* Directions for this task *
Can all of these lines be returned exactly?

* Information provided *
---

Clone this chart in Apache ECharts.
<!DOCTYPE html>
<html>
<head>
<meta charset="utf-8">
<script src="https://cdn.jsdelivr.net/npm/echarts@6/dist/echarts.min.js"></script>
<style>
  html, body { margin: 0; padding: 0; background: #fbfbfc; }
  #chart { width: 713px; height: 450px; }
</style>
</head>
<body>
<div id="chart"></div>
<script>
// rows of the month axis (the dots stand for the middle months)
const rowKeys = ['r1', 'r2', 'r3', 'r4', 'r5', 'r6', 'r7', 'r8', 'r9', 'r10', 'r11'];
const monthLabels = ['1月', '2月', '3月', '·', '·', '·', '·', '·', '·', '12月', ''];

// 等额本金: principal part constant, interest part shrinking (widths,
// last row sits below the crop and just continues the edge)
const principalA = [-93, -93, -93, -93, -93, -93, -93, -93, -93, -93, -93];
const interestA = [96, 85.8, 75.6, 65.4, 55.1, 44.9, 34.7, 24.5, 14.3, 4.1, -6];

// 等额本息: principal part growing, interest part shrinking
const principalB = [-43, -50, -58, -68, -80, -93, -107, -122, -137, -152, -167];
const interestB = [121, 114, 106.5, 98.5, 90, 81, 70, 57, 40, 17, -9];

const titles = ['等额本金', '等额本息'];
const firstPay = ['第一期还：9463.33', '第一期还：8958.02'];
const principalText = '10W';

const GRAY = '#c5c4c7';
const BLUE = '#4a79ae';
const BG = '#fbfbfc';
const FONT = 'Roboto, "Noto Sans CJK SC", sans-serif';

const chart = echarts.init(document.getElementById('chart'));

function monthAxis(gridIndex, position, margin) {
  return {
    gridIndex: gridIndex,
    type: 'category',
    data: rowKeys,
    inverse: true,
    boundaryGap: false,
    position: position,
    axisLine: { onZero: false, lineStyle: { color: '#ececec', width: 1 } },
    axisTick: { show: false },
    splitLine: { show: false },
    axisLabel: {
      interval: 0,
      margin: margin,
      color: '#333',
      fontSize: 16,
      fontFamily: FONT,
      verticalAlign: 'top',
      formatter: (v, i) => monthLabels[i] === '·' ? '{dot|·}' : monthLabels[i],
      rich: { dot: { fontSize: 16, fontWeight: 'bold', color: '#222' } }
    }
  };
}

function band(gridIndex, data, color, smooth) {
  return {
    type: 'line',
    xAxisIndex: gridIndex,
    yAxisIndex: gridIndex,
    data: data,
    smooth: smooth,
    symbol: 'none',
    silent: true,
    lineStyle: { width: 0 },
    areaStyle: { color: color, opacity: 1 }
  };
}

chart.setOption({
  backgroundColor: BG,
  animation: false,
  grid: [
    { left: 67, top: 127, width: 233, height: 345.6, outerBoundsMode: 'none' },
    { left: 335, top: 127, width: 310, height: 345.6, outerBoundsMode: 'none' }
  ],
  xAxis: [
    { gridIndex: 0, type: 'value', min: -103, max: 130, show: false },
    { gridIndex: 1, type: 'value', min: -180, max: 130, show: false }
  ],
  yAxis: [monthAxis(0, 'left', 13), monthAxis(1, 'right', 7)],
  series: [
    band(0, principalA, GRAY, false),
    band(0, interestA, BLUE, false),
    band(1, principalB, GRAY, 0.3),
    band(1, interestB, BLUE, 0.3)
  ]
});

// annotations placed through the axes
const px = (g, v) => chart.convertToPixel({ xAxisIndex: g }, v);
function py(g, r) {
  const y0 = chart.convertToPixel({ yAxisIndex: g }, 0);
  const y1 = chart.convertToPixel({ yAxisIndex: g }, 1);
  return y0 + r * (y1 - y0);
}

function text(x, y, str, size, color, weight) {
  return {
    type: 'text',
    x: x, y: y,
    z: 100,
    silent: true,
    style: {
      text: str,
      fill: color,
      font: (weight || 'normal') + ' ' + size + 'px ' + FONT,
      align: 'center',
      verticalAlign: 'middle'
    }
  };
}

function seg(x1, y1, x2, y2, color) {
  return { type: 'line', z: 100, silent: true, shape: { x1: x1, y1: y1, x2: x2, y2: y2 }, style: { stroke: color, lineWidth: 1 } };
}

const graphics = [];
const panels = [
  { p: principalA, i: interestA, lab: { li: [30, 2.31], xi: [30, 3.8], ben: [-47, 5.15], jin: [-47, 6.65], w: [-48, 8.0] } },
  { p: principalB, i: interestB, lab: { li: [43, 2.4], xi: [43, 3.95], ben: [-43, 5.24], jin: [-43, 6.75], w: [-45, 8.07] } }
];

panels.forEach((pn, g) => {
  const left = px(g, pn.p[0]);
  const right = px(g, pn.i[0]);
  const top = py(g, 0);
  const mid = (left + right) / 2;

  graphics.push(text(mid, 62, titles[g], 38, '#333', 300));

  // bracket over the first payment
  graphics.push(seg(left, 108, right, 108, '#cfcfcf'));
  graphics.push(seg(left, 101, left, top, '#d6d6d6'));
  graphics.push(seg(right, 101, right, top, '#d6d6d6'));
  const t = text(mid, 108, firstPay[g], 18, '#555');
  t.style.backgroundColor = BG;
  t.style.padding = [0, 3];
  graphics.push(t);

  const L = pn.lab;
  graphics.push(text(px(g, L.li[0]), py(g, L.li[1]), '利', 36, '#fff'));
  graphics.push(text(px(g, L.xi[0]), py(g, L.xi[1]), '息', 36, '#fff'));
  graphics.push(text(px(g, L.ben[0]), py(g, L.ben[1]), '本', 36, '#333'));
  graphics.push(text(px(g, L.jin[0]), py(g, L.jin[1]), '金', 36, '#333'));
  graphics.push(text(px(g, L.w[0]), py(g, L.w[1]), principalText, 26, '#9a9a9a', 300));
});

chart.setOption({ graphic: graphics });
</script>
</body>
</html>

---

* Response to the exercise *
Clone this chart in Apache ECharts.
<!DOCTYPE html>
<html>
<head>
<meta charset="utf-8">
<script src="https://cdn.jsdelivr.net/npm/echarts@6/dist/echarts.min.js"></script>
<style>
  html, body { margin: 0; padding: 0; background: #fbfbfc; }
  #chart { width: 713px; height: 450px; }
</style>
</head>
<body>
<div id="chart"></div>
<script>
// rows of the month axis (the dots stand for the middle months)
const rowKeys = ['r1', 'r2', 'r3', 'r4', 'r5', 'r6', 'r7', 'r8', 'r9', 'r10', 'r11'];
const monthLabels = ['1月', '2月', '3月', '·', '·', '·', '·', '·', '·', '12月', ''];

// 等额本金: principal part constant, interest part shrinking (widths,
// last row sits below the crop and just continues the edge)
const principalA = [-93, -93, -93, -93, -93, -93, -93, -93, -93, -93, -93];
const interestA = [96, 85.8, 75.6, 65.4, 55.1, 44.9, 34.7, 24.5, 14.3, 4.1, -6];

// 等额本息: principal part growing, interest part shrinking
const principalB = [-43, -50, -58, -68, -80, -93, -107, -122, -137, -152, -167];
const interestB = [121, 114, 106.5, 98.5, 90, 81, 70, 57, 40, 17, -9];

const titles = ['等额本金', '等额本息'];
const firstPay = ['第一期还：9463.33', '第一期还：8958.02'];
const principalText = '10W';

const GRAY = '#c5c4c7';
const BLUE = '#4a79ae';
const BG = '#fbfbfc';
const FONT = 'Roboto, "Noto Sans CJK SC", sans-serif';

const chart = echarts.init(document.getElementById('chart'));

function monthAxis(gridIndex, position, margin) {
  return {
    gridIndex: gridIndex,
    type: 'category',
    data: rowKeys,
    inverse: true,
    boundaryGap: false,
    position: position,
    axisLine: { onZero: false, lineStyle: { color: '#ececec', width: 1 } },
    axisTick: { show: false },
    splitLine: { show: false },
    axisLabel: {
      interval: 0,
      margin: margin,
      color: '#333',
      fontSize: 16,
      fontFamily: FONT,
      verticalAlign: 'top',
      formatter: (v, i) => monthLabels[i] === '·' ? '{dot|·}' : monthLabels[i],
      rich: { dot: { fontSize: 16, fontWeight: 'bold', color: '#222' } }
    }
  };
}

function band(gridIndex, data, color, smooth) {
  return {
    type: 'line',
    xAxisIndex: gridIndex,
    yAxisIndex: gridIndex,
    data: data,
    smooth: smooth,
    symbol: 'none',
    silent: true,
    lineStyle: { width: 0 },
    areaStyle: { color: color, opacity: 1 }
  };
}

chart.setOption({
  backgroundColor: BG,
  animation: false,
  grid: [
    { left: 67, top: 127, width: 233, height: 345.6, outerBoundsMode: 'none' },
    { left: 335, top: 127, width: 310, height: 345.6, outerBoundsMode: 'none' }
  ],
  xAxis: [
    { gridIndex: 0, type: 'value', min: -103, max: 130, show: false },
    { gridIndex: 1, type: 'value', min: -180, max: 130, show: false }
  ],
  yAxis: [monthAxis(0, 'left', 13), monthAxis(1, 'right', 7)],
  series: [
    band(0, principalA, GRAY, false),
    band(0, interestA, BLUE, false),
    band(1, principalB, GRAY, 0.3),
    band(1, interestB, BLUE, 0.3)
  ]
});

// annotations placed through the axes
const px = (g, v) => chart.convertToPixel({ xAxisIndex: g }, v);
function py(g, r) {
  const y0 = chart.convertToPixel({ yAxisIndex: g }, 0);
  const y1 = chart.convertToPixel({ yAxisIndex: g }, 1);
  return y0 + r * (y1 - y0);
}

function text(x, y, str, size, color, weight) {
  return {
    type: 'text',
    x: x, y: y,
    z: 100,
    silent: true,
    style: {
      text: str,
      fill: color,
      font: (weight || 'normal') + ' ' + size + 'px ' + FONT,
      align: 'center',
      verticalAlign: 'middle'
    }
  };
}

function seg(x1, y1, x2, y2, color) {
  return { type: 'line', z: 100, silent: true, shape: { x1: x1, y1: y1, x2: x2, y2: y2 }, style: { stroke: color, lineWidth: 1 } };
}

const graphics = [];
const panels = [
  { p: principalA, i: interestA, lab: { li: [30, 2.31], xi: [30, 3.8], ben: [-47, 5.15], jin: [-47, 6.65], w: [-48, 8.0] } },
  { p: principalB, i: interestB, lab: { li: [43, 2.4], xi: [43, 3.95], ben: [-43, 5.24], jin: [-43, 6.75], w: [-45, 8.07] } }
];

panels.forEach((pn, g) => {
  const left = px(g, pn.p[0]);
  const right = px(g, pn.i[0]);
  const top = py(g, 0);
  const mid = (left + right) / 2;

  graphics.push(text(mid, 62, titles[g], 38, '#333', 300));

  // bracket over the first payment
  graphics.push(seg(left, 108, right, 108, '#cfcfcf'));
  graphics.push(seg(left, 101, left, top, '#d6d6d6'));
  graphics.push(seg(right, 101, right, top, '#d6d6d6'));
  const t = text(mid, 108, firstPay[g], 18, '#555');
  t.style.backgroundColor = BG;
  t.style.padding = [0, 3];
  graphics.push(t);

  const L = pn.lab;
  graphics.push(text(px(g, L.li[0]), py(g, L.li[1]), '利', 36, '#fff'));
  graphics.push(text(px(g, L.xi[0]), py(g, L.xi[1]), '息', 36, '#fff'));
  graphics.push(text(px(g, L.ben[0]), py(g, L.ben[1]), '本', 36, '#333'));
  graphics.push(text(px(g, L.jin[0]), py(g, L.jin[1]), '金', 36, '#333'));
  graphics.push(text(px(g, L.w[0]), py(g, L.w[1]), principalText, 26, '#9a9a9a', 300));
});

chart.setOption({ graphic: graphics });
</script>
</body>
</html>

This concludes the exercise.